Zavulon, the leader of the Day Watch, attempts to frame Anton for murdering several Dark Others. Gesser, the head of the Night Watch, attempts to protect Anton by having him switch bodies with Olga, a female sorceress, and ordering Svetlana to stay glued to his side. Svetlana, unaware of the switch, confides to "Olga" that she loves Anton and asks how he feels about her. When she becomes aware of the switch, she is initially furious, but Anton is pushed to admit that he loves her as well. Despite the ruse, the Day Watch successfully frames Anton for another murder.

Anton obtains the Chalk of Fate from its hiding place in Moscow and uses it to summon Yegor. They seem to be reconciling, until Anton refuses Yegor's request that he reconcile with Yegor's mother. Yegor quickly learns that his father has feelings for Svetlana and leaves with the Chalk. Because Zavulon cannot use the Chalk without violating the truce, he gives it to his lover Alisia, knowing what she will do with it.

Anton crashes Yegor's birthday party to expose the true culprit for the murders: the father of his vampire neighbor, Kostya. But disaster strikes when Svetlana follows him to the party and gets into an argument with Yegor. She accidentally strikes Yegor and spills a drop of his blood, which Zavulon uses as a pretext to break the truce and declare all-out war on the Light Others.

Yegor, now a Great Other, unleashes an apocalypse upon Moscow, killing most of the guests and blinding Svetlana. The city is nearly destroyed and a fierce battle between Light and Dark follows. In the chaos, Anton finds Alisia, trying without success to use the Chalk to revive her dead lover, Kostya. Anton persuades her to give him the Chalk, explaining that it can only be used to reverse the user's own decisions, not anyone else's. Just as she gives it to him, Anton is caught in a magical duel between Svetlana and Yegor, but saved by Gesser.

Anton runs to the ruins of the apartment building where he met the witch in 1992 and writes "NO" on the wall with the Chalk. History re-sets to 1992, where the young Anton decides against making his deal with the witch and leaves her apartment. The destruction of Moscow is averted, and Anton never realizes he is an Other.
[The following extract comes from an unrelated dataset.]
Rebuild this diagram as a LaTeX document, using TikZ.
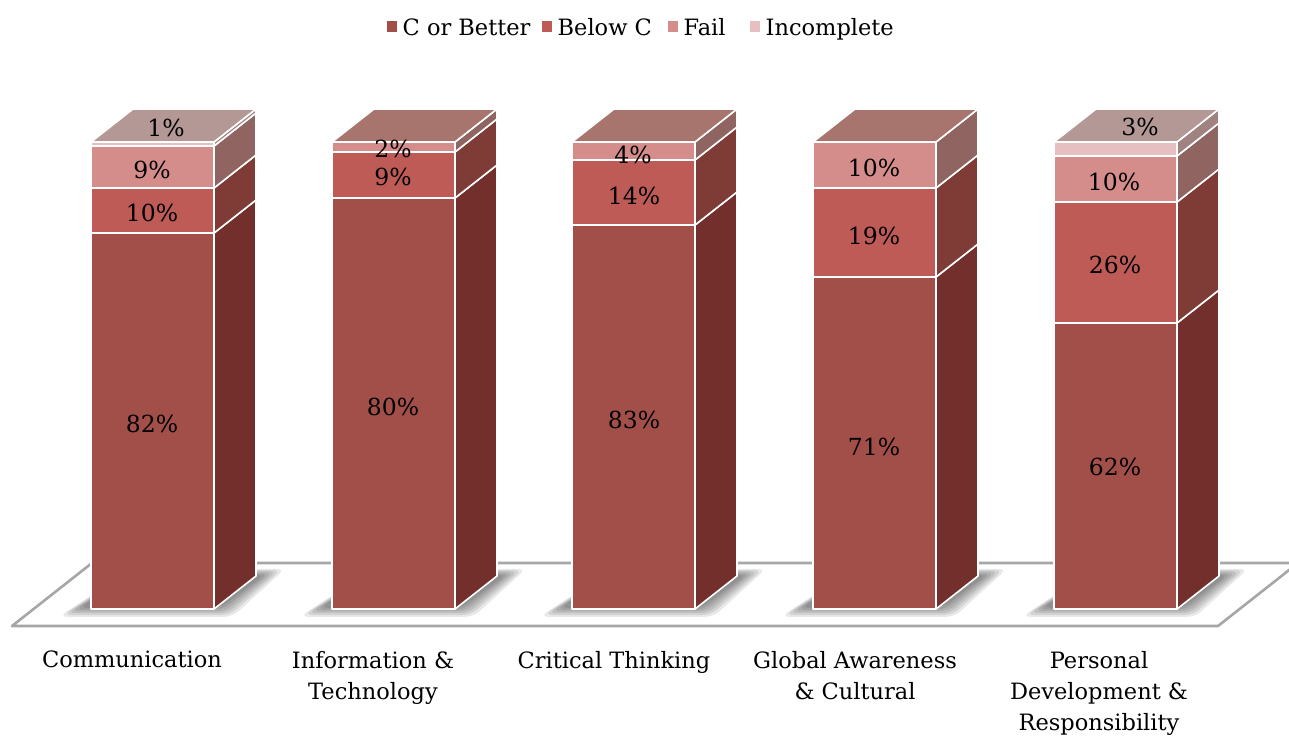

However, as he exits the building, Svetlana walks past him. Zavulon and Gesser watch them from a park bench, eager to see if Anton will recognize Svetlana, despite now having never met her because of the rewriting of history. Gesser turns out to be right: despite not knowing how or why, Anton recognizes Svetlana and runs after her. They walk off together, implied to be destined to have a happier relationship than the one they had in the original timeline.

==Cast==
- Konstantin Khabensky as Anton
- Mariya Poroshina as Svetlana
- Vladimir Menshov as Gesser
- Viktor Verzhbitsky as Zavulon
- Dmitriy Martynov as Yegor
- Galina Tyunina as Olga
- Zhanna Friske as Alisa
- Aleksei Chadov as Kostya
- Valeri Zolotukhin as Kostya's father
- Nurzhuman Ikhtymbayev as Zoar
- Aleksei Maklakov as Semyon
- Aleksandr Samojlenko as Bear
- Irina Yakovleva as Galina Rogova
- Gosha Kutsenko as Ignat
- Yegor Dronov as Tolik
- Emir Baigazin as young Tamerlane

==Production==
Roughly 20 visual effects vendors were used for the 800 shots using visual effects, compared to Night Watchs 400 effects; the main studio was the visual effects supervisor Vladimir Leschinski's Dr. Picture Studios. It took about a year to complete the visual effects.

==Release==
Day Watch opened in theaters across Russia on 1 January 2006, in the United States on 1 June 2007, and the United Kingdom on 5 October 2007. 20th Century Fox through its Fox Searchlight Pictures label paid $2 million to acquire the worldwide distribution rights (excluding Russia and the Baltic states) of this film.

==Reception==

===Critical response===
 Metacritic, which uses a weighted average, assigned the a score of 59 out of 100, based on 12 critics, indicating "mixed or average" reviews.

Leslie Felperin from Variety wrote that the sequel would satisfy fans of the original but also criticized its longer runtime.

==Home media ==
20th Century Fox Home Entertainment released Day Watch on DVD on 30 October 2007, and on Blu-ray on 9 September 2008.